____ Dataset content
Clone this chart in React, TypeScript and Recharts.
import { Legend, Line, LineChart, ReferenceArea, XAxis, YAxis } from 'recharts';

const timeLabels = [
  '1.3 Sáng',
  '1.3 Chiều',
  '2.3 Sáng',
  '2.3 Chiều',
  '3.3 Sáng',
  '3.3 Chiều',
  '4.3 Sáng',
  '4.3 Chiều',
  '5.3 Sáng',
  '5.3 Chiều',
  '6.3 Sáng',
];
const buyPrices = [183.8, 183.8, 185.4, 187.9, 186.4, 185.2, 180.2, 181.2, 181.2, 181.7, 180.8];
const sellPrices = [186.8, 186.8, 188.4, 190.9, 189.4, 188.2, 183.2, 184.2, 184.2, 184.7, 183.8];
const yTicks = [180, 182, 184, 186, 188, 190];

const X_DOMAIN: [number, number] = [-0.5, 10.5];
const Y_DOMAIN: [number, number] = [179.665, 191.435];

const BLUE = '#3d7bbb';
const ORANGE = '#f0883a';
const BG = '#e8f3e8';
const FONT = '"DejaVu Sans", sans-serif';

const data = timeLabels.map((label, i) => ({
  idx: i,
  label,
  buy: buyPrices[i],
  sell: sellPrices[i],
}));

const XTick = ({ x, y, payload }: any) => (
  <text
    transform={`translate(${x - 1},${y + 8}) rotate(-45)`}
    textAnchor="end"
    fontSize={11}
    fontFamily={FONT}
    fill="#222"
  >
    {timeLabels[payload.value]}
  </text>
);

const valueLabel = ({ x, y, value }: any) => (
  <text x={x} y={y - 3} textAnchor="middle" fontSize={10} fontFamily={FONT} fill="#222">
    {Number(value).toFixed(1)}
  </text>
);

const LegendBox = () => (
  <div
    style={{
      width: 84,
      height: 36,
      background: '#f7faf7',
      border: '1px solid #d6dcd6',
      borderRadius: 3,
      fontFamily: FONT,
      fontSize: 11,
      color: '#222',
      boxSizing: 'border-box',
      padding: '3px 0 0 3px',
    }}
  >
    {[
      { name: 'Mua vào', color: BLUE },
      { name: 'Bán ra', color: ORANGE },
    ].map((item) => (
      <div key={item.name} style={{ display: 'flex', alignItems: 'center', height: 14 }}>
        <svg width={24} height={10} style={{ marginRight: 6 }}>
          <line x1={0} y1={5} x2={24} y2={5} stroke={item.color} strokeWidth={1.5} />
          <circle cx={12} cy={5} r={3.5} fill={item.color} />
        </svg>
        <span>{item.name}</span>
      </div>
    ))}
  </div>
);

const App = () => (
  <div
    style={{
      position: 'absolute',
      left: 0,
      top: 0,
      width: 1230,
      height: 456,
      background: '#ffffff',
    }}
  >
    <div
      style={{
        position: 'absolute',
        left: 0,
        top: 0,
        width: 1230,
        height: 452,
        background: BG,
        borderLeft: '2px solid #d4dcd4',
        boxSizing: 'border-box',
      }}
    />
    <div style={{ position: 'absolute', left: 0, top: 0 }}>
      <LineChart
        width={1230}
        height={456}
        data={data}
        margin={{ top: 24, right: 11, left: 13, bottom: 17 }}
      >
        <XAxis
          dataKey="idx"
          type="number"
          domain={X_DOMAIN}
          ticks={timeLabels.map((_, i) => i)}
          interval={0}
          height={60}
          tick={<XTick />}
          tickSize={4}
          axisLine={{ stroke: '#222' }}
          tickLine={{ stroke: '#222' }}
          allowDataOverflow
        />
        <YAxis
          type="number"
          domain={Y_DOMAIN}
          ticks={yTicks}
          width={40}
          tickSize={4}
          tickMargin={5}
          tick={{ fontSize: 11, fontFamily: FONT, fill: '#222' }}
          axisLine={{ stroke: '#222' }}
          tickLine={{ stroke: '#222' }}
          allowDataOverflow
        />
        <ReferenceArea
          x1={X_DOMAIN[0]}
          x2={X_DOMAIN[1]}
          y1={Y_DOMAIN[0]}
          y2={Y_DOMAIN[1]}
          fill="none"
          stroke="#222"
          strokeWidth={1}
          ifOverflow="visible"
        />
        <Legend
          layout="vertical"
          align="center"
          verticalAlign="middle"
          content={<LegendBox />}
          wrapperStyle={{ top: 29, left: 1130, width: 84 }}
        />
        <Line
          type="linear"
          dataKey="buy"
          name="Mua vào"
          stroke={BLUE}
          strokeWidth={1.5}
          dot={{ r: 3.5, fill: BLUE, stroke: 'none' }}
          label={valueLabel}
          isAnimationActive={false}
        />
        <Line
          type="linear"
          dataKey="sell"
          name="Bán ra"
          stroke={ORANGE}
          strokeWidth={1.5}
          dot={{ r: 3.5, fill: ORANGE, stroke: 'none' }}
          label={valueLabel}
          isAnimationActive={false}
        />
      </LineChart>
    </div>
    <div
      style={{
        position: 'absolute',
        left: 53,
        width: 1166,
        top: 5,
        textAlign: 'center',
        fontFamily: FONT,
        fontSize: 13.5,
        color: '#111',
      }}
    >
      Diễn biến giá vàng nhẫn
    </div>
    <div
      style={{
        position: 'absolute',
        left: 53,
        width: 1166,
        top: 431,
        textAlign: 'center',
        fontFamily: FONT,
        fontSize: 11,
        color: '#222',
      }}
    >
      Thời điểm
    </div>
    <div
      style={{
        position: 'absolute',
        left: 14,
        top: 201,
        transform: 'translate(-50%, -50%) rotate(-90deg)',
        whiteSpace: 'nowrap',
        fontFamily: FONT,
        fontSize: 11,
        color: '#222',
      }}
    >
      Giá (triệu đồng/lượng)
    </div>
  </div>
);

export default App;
________
▶ **Aim**
Starting with the first line of the data above, copy each line exactly until you reach the line with "ReferenceArea, XAxis, YAxis"; include that line as well.

▶ **Task result**
Clone this chart in React, TypeScript and Recharts.
import { Legend, Line, LineChart, ReferenceArea, XAxis, YAxis } from 'recharts';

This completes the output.